(Lines of data)
▼
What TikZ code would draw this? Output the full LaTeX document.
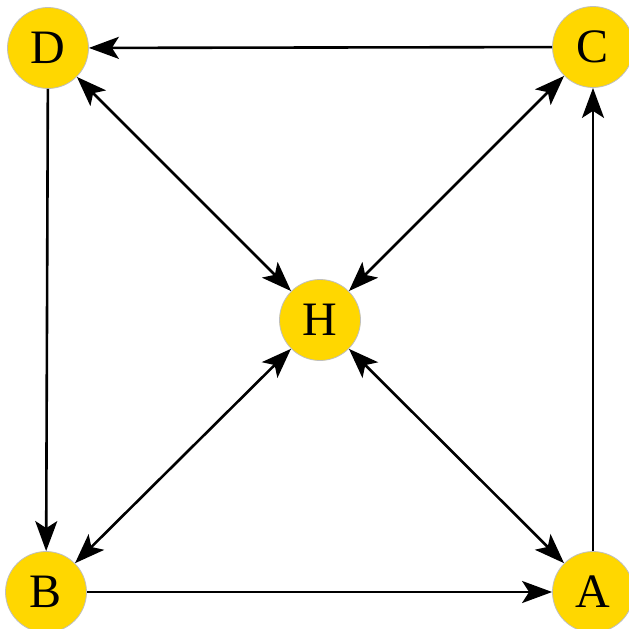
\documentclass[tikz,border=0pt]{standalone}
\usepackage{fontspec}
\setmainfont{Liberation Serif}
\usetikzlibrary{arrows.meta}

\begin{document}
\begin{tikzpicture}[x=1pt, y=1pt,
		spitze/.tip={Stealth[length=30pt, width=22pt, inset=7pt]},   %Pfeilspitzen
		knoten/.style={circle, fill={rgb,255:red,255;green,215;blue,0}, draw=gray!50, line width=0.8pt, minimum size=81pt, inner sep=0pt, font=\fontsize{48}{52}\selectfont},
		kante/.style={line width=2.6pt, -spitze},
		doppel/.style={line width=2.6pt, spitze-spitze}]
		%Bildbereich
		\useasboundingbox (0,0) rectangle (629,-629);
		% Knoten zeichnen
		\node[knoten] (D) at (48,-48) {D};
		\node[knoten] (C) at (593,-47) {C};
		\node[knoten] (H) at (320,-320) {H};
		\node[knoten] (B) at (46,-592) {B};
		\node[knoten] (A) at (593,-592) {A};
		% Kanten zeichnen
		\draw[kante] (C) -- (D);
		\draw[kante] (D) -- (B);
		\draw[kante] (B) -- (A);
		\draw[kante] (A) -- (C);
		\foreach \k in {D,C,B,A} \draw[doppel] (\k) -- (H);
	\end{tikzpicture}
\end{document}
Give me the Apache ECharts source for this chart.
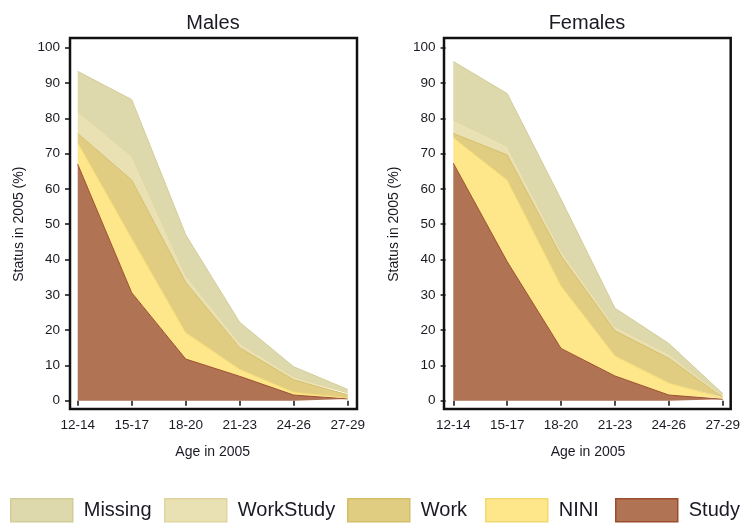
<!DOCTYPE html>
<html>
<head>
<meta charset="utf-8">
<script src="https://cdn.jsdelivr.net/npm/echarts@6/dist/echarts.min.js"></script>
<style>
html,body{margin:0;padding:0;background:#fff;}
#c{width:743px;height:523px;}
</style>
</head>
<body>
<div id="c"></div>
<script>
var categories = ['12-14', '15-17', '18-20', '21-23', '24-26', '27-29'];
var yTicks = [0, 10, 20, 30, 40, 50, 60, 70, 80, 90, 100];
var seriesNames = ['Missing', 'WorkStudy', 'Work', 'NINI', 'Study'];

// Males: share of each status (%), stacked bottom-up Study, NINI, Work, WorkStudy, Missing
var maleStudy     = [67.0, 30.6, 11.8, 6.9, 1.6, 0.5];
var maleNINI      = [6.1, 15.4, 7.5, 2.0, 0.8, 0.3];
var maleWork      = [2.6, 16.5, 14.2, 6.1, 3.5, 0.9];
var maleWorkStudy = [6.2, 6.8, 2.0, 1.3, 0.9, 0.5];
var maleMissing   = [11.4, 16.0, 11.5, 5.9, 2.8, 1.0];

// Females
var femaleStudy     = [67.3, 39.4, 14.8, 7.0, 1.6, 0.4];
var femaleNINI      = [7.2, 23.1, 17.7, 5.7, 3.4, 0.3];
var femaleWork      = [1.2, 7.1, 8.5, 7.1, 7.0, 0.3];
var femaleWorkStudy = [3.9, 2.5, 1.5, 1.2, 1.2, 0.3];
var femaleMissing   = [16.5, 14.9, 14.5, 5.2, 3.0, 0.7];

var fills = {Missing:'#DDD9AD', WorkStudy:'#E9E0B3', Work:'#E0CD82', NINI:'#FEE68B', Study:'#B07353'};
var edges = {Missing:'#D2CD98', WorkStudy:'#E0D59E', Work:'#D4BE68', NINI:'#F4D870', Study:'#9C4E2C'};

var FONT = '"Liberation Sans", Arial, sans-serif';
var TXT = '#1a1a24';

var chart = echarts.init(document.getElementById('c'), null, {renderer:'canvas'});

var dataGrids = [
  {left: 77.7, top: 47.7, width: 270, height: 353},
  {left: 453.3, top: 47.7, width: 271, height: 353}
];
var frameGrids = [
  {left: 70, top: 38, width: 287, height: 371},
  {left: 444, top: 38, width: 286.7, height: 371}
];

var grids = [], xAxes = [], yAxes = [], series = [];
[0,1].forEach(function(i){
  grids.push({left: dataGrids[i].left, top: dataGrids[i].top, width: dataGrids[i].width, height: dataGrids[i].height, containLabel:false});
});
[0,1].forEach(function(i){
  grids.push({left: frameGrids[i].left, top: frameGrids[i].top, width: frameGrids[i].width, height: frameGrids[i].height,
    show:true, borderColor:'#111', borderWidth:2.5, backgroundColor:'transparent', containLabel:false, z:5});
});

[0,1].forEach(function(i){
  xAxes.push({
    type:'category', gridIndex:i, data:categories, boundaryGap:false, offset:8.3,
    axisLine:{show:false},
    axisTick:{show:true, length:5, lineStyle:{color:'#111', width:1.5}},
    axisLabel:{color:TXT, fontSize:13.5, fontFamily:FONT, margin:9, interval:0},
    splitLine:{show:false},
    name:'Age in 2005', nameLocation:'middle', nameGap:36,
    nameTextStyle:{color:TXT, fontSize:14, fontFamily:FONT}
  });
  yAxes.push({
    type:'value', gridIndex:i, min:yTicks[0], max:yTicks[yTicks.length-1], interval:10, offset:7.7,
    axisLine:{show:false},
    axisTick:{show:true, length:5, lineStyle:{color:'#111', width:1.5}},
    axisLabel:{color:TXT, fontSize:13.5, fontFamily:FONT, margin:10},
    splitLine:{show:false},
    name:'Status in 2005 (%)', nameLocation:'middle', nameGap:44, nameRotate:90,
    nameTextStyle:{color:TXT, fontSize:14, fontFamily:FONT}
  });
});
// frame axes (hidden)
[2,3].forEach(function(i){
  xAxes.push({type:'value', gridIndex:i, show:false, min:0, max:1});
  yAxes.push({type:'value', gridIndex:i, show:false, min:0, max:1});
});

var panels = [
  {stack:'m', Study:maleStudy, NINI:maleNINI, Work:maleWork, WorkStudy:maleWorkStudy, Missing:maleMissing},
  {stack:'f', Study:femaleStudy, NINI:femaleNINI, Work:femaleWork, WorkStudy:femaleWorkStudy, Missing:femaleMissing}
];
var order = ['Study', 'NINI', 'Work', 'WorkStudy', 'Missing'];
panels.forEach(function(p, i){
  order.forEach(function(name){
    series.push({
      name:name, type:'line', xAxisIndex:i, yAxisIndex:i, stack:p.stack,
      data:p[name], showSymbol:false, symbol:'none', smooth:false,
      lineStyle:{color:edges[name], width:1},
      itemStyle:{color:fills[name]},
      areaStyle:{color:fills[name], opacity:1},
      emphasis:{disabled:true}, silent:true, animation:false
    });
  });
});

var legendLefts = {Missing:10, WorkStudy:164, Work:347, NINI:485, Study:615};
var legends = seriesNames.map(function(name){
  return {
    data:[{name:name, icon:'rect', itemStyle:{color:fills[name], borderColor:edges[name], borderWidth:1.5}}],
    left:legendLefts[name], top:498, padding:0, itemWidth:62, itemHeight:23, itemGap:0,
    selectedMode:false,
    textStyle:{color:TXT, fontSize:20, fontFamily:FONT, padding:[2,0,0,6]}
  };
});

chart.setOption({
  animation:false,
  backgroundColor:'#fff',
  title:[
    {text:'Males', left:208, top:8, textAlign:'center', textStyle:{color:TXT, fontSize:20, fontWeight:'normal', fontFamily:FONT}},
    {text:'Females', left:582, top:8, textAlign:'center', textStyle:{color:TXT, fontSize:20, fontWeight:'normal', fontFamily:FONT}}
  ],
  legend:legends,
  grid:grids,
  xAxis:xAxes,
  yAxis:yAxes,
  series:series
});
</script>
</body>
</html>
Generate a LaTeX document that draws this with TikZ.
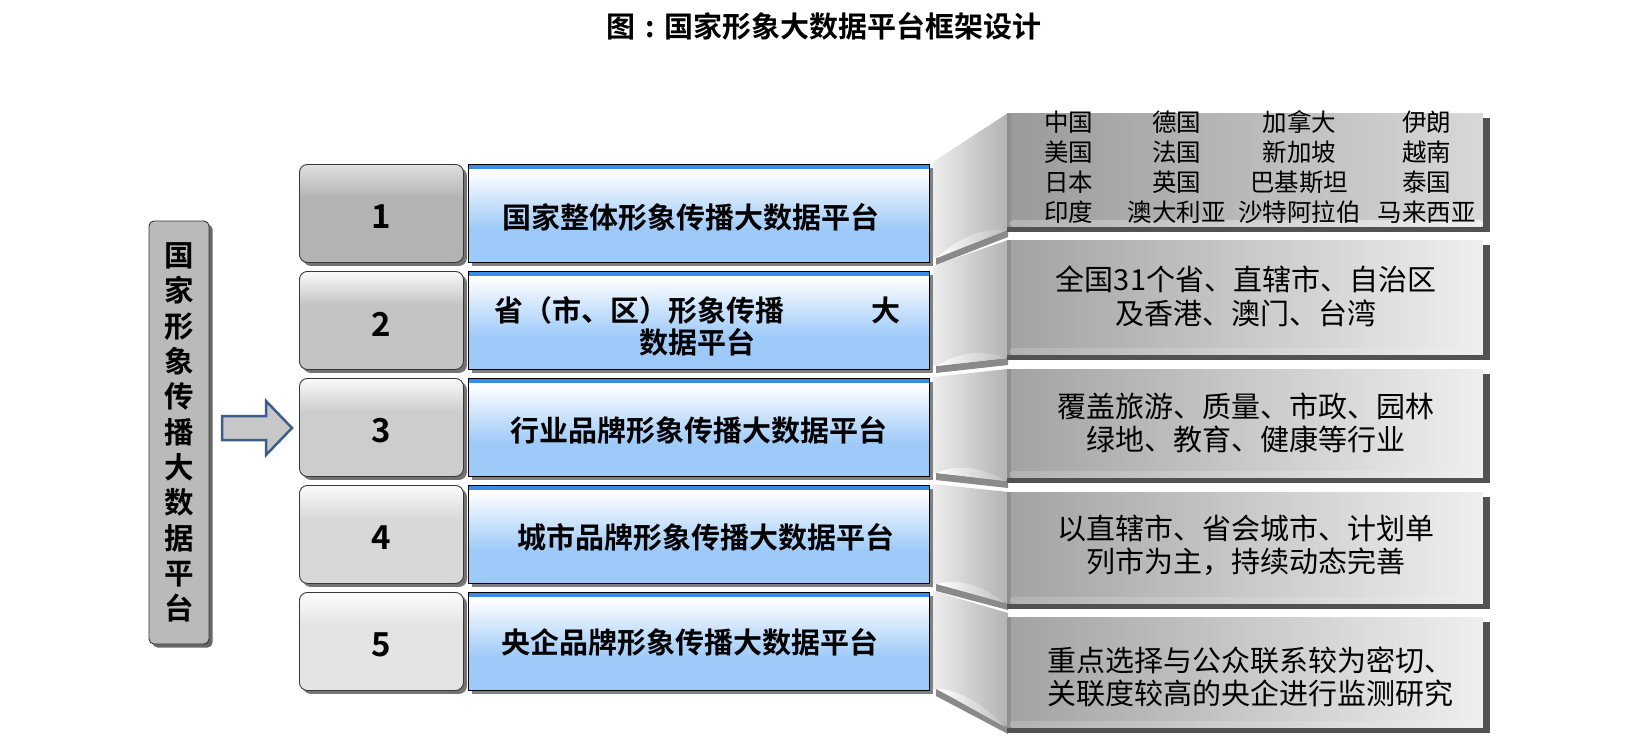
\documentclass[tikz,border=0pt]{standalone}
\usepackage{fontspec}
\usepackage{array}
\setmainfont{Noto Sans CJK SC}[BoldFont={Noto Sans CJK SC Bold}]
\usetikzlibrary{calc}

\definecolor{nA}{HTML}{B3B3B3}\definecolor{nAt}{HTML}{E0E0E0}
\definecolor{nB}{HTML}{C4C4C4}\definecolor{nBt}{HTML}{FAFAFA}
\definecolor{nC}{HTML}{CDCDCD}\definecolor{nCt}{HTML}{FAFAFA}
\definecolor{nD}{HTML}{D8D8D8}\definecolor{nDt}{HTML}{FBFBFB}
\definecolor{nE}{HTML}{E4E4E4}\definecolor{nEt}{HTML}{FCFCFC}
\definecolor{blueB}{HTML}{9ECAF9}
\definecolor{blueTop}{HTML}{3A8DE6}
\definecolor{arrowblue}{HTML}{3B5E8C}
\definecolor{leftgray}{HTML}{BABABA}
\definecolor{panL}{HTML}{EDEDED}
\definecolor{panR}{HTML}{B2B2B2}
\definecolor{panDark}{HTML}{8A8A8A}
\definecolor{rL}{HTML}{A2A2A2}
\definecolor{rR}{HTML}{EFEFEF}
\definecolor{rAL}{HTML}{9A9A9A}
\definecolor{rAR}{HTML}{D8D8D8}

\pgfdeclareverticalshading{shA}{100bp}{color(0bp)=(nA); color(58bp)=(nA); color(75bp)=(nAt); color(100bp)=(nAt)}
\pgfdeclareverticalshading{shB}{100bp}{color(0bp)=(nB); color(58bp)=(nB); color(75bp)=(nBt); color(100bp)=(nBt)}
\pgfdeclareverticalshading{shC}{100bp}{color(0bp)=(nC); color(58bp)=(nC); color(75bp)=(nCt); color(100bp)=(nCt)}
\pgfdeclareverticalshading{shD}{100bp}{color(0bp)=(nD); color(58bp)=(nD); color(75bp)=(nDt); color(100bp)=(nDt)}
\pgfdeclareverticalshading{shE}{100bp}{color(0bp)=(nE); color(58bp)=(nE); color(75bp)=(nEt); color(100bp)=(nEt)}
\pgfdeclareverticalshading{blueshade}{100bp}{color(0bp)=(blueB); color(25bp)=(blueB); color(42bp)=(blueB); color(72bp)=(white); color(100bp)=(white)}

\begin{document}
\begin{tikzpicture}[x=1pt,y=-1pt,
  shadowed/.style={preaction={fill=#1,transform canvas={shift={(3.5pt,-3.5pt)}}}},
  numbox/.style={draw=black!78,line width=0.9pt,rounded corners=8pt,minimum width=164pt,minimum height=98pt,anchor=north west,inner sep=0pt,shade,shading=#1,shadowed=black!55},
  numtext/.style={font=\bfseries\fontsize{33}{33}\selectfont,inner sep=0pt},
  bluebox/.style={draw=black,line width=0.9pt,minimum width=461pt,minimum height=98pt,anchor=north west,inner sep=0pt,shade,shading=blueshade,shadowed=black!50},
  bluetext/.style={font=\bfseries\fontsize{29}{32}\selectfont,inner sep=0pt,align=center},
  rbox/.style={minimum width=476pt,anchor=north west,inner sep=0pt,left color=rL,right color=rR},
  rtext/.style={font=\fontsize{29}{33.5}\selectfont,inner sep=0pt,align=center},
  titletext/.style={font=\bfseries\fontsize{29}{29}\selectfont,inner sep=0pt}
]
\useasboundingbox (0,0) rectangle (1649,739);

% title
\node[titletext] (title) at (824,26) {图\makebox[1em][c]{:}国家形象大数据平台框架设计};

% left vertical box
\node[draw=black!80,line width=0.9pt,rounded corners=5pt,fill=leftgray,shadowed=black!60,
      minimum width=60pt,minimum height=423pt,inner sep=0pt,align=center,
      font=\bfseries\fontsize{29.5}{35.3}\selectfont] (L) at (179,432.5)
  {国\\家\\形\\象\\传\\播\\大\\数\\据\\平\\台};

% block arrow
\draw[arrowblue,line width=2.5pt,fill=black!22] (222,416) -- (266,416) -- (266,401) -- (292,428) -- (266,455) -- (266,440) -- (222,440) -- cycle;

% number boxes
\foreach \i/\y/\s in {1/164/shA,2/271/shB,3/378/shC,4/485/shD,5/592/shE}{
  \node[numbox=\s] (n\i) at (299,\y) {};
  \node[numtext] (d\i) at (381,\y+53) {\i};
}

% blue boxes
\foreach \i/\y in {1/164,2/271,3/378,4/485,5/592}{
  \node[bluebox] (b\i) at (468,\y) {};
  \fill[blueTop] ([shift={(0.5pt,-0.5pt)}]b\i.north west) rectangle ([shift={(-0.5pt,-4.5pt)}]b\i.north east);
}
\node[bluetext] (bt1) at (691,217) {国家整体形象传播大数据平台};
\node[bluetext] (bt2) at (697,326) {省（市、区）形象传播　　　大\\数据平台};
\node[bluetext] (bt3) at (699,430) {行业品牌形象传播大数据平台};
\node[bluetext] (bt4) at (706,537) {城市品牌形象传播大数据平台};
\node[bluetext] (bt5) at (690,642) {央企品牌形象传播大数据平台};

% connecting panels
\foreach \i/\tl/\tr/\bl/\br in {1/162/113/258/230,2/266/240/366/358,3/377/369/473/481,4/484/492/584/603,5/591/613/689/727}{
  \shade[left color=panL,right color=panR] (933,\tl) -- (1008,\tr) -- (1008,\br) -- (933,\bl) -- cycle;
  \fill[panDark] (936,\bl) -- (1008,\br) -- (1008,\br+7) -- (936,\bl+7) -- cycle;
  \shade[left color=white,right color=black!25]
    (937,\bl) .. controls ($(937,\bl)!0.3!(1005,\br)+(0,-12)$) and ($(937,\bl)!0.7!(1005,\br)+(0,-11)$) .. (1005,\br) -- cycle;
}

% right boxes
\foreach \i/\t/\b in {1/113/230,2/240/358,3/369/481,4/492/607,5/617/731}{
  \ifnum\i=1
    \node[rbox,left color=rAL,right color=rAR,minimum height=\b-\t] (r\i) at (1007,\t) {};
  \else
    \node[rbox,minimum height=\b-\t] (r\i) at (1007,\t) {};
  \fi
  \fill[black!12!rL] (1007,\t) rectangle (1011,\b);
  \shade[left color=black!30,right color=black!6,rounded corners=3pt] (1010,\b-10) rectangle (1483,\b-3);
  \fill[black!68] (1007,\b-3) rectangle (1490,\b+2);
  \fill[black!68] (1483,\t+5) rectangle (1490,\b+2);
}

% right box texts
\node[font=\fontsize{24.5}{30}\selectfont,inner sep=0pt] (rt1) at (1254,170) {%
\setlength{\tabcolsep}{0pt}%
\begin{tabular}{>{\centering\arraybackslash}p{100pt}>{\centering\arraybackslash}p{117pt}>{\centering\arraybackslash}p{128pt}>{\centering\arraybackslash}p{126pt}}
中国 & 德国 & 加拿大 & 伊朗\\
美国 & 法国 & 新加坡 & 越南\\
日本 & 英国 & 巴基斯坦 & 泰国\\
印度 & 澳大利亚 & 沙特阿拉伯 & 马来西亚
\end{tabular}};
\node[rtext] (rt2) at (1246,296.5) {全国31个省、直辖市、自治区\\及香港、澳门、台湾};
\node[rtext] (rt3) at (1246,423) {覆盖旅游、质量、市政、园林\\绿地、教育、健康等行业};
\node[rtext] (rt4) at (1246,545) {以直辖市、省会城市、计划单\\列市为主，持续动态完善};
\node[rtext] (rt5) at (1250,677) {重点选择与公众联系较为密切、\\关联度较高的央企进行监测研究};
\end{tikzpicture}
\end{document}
▲
- EXERCISE BRIEF:
Find the string "this" in the records, then copy each line where it occurs.

- RIGHT ANSWER:
What TikZ code would draw this? Output the full LaTeX document.
Give me the Apache ECharts source for this chart.
Generate a LaTeX document that draws this with TikZ.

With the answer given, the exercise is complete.